--- START OF Dataset section ---

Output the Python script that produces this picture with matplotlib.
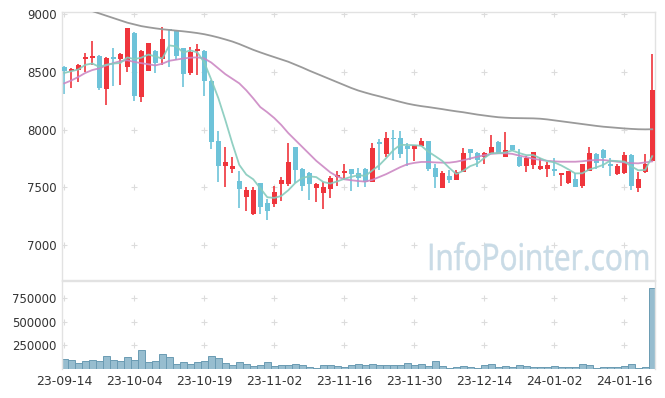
import numpy as np
import matplotlib
matplotlib.use('Agg')
import matplotlib.pyplot as plt
from matplotlib.textpath import TextPath
from matplotlib.patches import PathPatch
from matplotlib.font_manager import FontProperties
from matplotlib.transforms import Affine2D, IdentityTransform

# daily OHLC (KRW)
open_ = [8544, 8507, 8516, 8613, 8622, 8637, 8349, 8622, 8613, 8539,
         8838, 8285, 8510, 8680, 8608, 8868, 8856, 8703, 8492, 8680,
         8680, 8423, 7901, 7685, 7659, 7558, 7420, 7270, 7536, 7363,
         7354, 7530, 7527, 7847, 7662, 7622, 7495, 7454, 7489, 7593,
         7627, 7656, 7622, 7656, 7549, 7887, 7786, 7930, 7925, 7858,
         7832, 7861, 7901, 7665, 7498, 7599, 7564, 7636, 7829, 7800,
         7766, 7800, 7893, 7766, 7867, 7766, 7688, 7691, 7656, 7662,
         7662, 7605, 7536, 7573, 7515, 7644, 7789, 7824, 7700, 7616,
         7627, 7780, 7498, 7631, 7731]
high = [8552, 8530, 8565, 8660, 8766, 8645, 8625, 8703, 8660, 8880,
        8847, 8690, 8750, 8690, 8885, 8870, 8860, 8710, 8712, 8738,
        8685, 8430, 7991, 7847, 7766, 7644, 7507, 7507, 7540, 7397,
        7512, 7593, 7887, 7850, 7670, 7630, 7541, 7549, 7595, 7644,
        7702, 7660, 7665, 7665, 7881, 7916, 7982, 7997, 7991, 7881,
        7870, 7925, 7905, 7700, 7640, 7651, 7650, 7838, 7835, 7810,
        7810, 7953, 7900, 7977, 7870, 7829, 7770, 7810, 7757, 7720,
        7752, 7625, 7645, 7622, 7705, 7852, 7795, 7828, 7752, 7700,
        7809, 7785, 7631, 7789, 8654]
low = [8308, 8357, 8409, 8501, 8559, 8343, 8213, 8377, 8383, 8501,
       8250, 8239, 8505, 8487, 8559, 8544, 8602, 8366, 8472, 8472,
       8291, 7830, 7549, 7501, 7622, 7319, 7299, 7265, 7270, 7218,
       7333, 7385, 7512, 7541, 7472, 7391, 7376, 7311, 7405, 7512,
       7564, 7470, 7501, 7501, 7545, 7651, 7766, 7737, 7752, 7685,
       7728, 7855, 7640, 7492, 7495, 7540, 7560, 7630, 7737, 7674,
       7702, 7795, 7790, 7760, 7815, 7680, 7631, 7660, 7650, 7593,
       7599, 7512, 7530, 7500, 7492, 7640, 7656, 7670, 7599, 7610,
       7620, 7478, 7463, 7625, 7725]
close = [8510, 8524, 8559, 8628, 8637, 8363, 8617, 8611, 8654, 8876,
         8291, 8680, 8746, 8574, 8781, 8860, 8639, 8478, 8669, 8697,
         8423, 7895, 7685, 7720, 7685, 7489, 7478, 7478, 7333, 7299,
         7458, 7564, 7720, 7651, 7515, 7530, 7530, 7507, 7584, 7607,
         7644, 7613, 7584, 7549, 7838, 7876, 7925, 7916, 7786, 7832,
         7867, 7901, 7659, 7593, 7627, 7564, 7636, 7800, 7795, 7737,
         7800, 7847, 7800, 7824, 7824, 7688, 7757, 7806, 7685, 7697,
         7639, 7622, 7642, 7507, 7702, 7800, 7714, 7752, 7685, 7688,
         7780, 7512, 7573, 7702, 8343]

# moving averages as drawn on the chart
ma5 = [8490, 8505, 8520, 8560, 8572, 8542, 8561, 8571, 8576, 8624,
       8610, 8622, 8649, 8633, 8614, 8728, 8720, 8666, 8685, 8669,
       8581, 8432, 8274, 8084, 7882, 7695, 7611, 7570, 7493, 7415,
       7409, 7426, 7475, 7538, 7582, 7596, 7589, 7547, 7533, 7552,
       7574, 7591, 7606, 7599, 7646, 7692, 7754, 7821, 7868, 7867,
       7865, 7860, 7809, 7770, 7729, 7669, 7616, 7644, 7684, 7706,
       7754, 7796, 7796, 7802, 7819, 7797, 7779, 7780, 7752, 7727,
       7717, 7690, 7657, 7621, 7622, 7655, 7673, 7695, 7731, 7728,
       7724, 7683, 7648, 7651, 7770]
ma20 = [8400, 8425, 8455, 8490, 8515, 8530, 8555, 8575, 8592, 8600,
        8585, 8575, 8565, 8555, 8570, 8595, 8605, 8615, 8622, 8625,
        8615, 8580, 8530, 8480, 8440, 8400, 8340, 8270, 8195, 8150,
        8100, 8040, 7970, 7910, 7850, 7790, 7730, 7680, 7630, 7595,
        7570, 7562, 7555, 7550, 7565, 7590, 7615, 7645, 7675, 7700,
        7712, 7720, 7720, 7716, 7714, 7714, 7722, 7735, 7750, 7765,
        7778, 7790, 7795, 7795, 7790, 7775, 7762, 7748, 7738, 7730,
        7725, 7722, 7722, 7722, 7726, 7733, 7737, 7737, 7730, 7722,
        7716, 7710, 7708, 7716, 7725]
ma60 = [9090, 9075, 9060, 9045, 9025, 9005, 8985, 8965, 8945, 8925,
        8910, 8895, 8885, 8876, 8868, 8862, 8856, 8850, 8843, 8835,
        8825, 8812, 8797, 8780, 8762, 8740, 8715, 8690, 8668, 8647,
        8627, 8607, 8587, 8562, 8537, 8510, 8485, 8460, 8435, 8410,
        8385, 8360, 8338, 8320, 8303, 8288, 8272, 8256, 8240, 8225,
        8213, 8203, 8195, 8186, 8177, 8167, 8158, 8150, 8140, 8130,
        8122, 8114, 8107, 8103, 8100, 8099, 8098, 8097, 8094, 8088,
        8080, 8072, 8064, 8056, 8048, 8040, 8032, 8025, 8020, 8015,
        8010, 8006, 8003, 8002, 8003]

volume = [102000, 95000, 60000, 84000, 95000, 84000, 134000, 95000, 84000, 123000,
          95000, 200000, 70000, 81000, 155000, 123000, 53000, 74000, 53000, 74000,
          84000, 134000, 113000, 60000, 39000, 70000, 49000, 28000, 39000, 70000,
          28000, 39000, 39000, 49000, 39000, 18000, 7000, 39000, 39000, 28000,
          18000, 39000, 49000, 39000, 49000, 39000, 39000, 39000, 39000, 60000,
          39000, 49000, 28000, 81000, 28000, 7000, 18000, 28000, 18000, 7000,
          39000, 49000, 18000, 28000, 18000, 39000, 28000, 18000, 18000, 18000,
          28000, 18000, 18000, 18000, 49000, 39000, 7000, 18000, 18000, 18000,
          28000, 49000, 7000, 18000, 851000]

date_labels = ['23-09-14', '23-10-04', '23-10-19', '23-11-02', '23-11-16',
               '23-11-30', '23-12-14', '24-01-02', '24-01-16']
price_ticks = [7000, 7500, 8000, 8500, 9000]
volume_ticks = [250000, 500000, 750000]

RED = '#ef353c'
BLUE = '#6ec3d9'
GRID = '#dcdcdc'
SPINE = '#e2e2e2'
TEXT = '#333333'


def style_axis(ax, yticks):
    for side in ['left', 'right', 'top', 'bottom']:
        ax.spines[side].set_color(SPINE)
        ax.spines[side].set_linewidth(1.0)
    ax.set_yticks(yticks)
    ax.tick_params(length=0, pad=4, labelsize=8.5, colors=TEXT)
    # little "+" markers where grid lines would cross
    xs = np.arange(0, len(close), 10)
    gx, gy = np.meshgrid(xs, yticks)
    ax.plot(gx.ravel(), gy.ravel(), '+', ms=4, mew=0.8, color=GRID, zorder=0)


def add_watermark(fig, text, left, right, baseline, height):
    # watermark squeezed into a pixel box (origin bottom-left)
    path = TextPath((0, 0), text, size=1, prop=FontProperties(family=['Open Sans', 'DejaVu Sans']))
    ext = path.get_extents()
    sx = (right - left) / ext.width
    sy = height / ext.y1
    tr = Affine2D().translate(-ext.x0, 0).scale(sx, sy).translate(left, baseline)
    patch = PathPatch(tr.transform_path(path), facecolor='#c9dbe6', edgecolor='#c9dbe6',
                      linewidth=0.4, transform=IdentityTransform(), zorder=1)
    fig.patches.append(patch)


def main():
    fig = plt.figure(figsize=(6.65, 3.98), dpi=100)
    ax1 = fig.add_axes([0.0932, 0.2965, 0.8917, 0.6733])
    ax2 = fig.add_axes([0.0932, 0.0729, 0.8917, 0.2211], sharex=ax1)

    x = np.arange(len(close))
    o = np.array(open_)
    c = np.array(close)
    colors = np.where(c >= o, RED, BLUE)

    # candles
    ax1.vlines(x, low, high, colors=colors, linewidth=1.2, zorder=2)
    body_bottom = np.minimum(o, c)
    body_height = np.maximum(np.abs(c - o), 14)
    ax1.bar(x, body_height, bottom=body_bottom, width=0.72, color=colors,
            linewidth=0, zorder=3)

    # moving averages
    ax1.plot(x, ma60, color='#9a9a9a', linewidth=1.3, zorder=4)
    ax1.plot(x, ma20, color='#cc88c4', linewidth=1.3, alpha=0.9, zorder=4)
    ax1.plot(x, ma5, color='#86cbbd', linewidth=1.3, alpha=0.9, zorder=5)

    ax1.set_ylim(6699, 9017)
    ax1.set_xlim(-0.33, 84.39)
    style_axis(ax1, price_ticks)
    ax1.tick_params(axis='x', labelbottom=False)

    add_watermark(fig, 'InfoPointer.com', left=430, right=648, baseline=128, height=28)

    # volume
    ax2.bar(x, volume, width=1.0, color='#97bdcf', edgecolor='#6b9bb3',
            linewidth=0.7, zorder=2)
    ax2.set_ylim(0, 928000)
    style_axis(ax2, volume_ticks)
    ax2.set_xticks(np.arange(0, len(close), 10))
    ax2.set_xticklabels(date_labels)
    ax2.spines['bottom'].set_visible(False)
    ax2.tick_params(axis='x', labelsize=9)

    fig.savefig('out.png', dpi=100)


if __name__ == "__main__":
    main()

--- END OF Dataset section ---

Work instructions. Every line from the top of the material above through the line with "from matplotlib.transforms import" should be duplicated exactly, please; leave out the pictures.

Right answer.
Output the Python script that produces this picture with matplotlib.
import numpy as np
import matplotlib
matplotlib.use('Agg')
import matplotlib.pyplot as plt
from matplotlib.textpath import TextPath
from matplotlib.patches import PathPatch
from matplotlib.font_manager import FontProperties
from matplotlib.transforms import Affine2D, IdentityTransform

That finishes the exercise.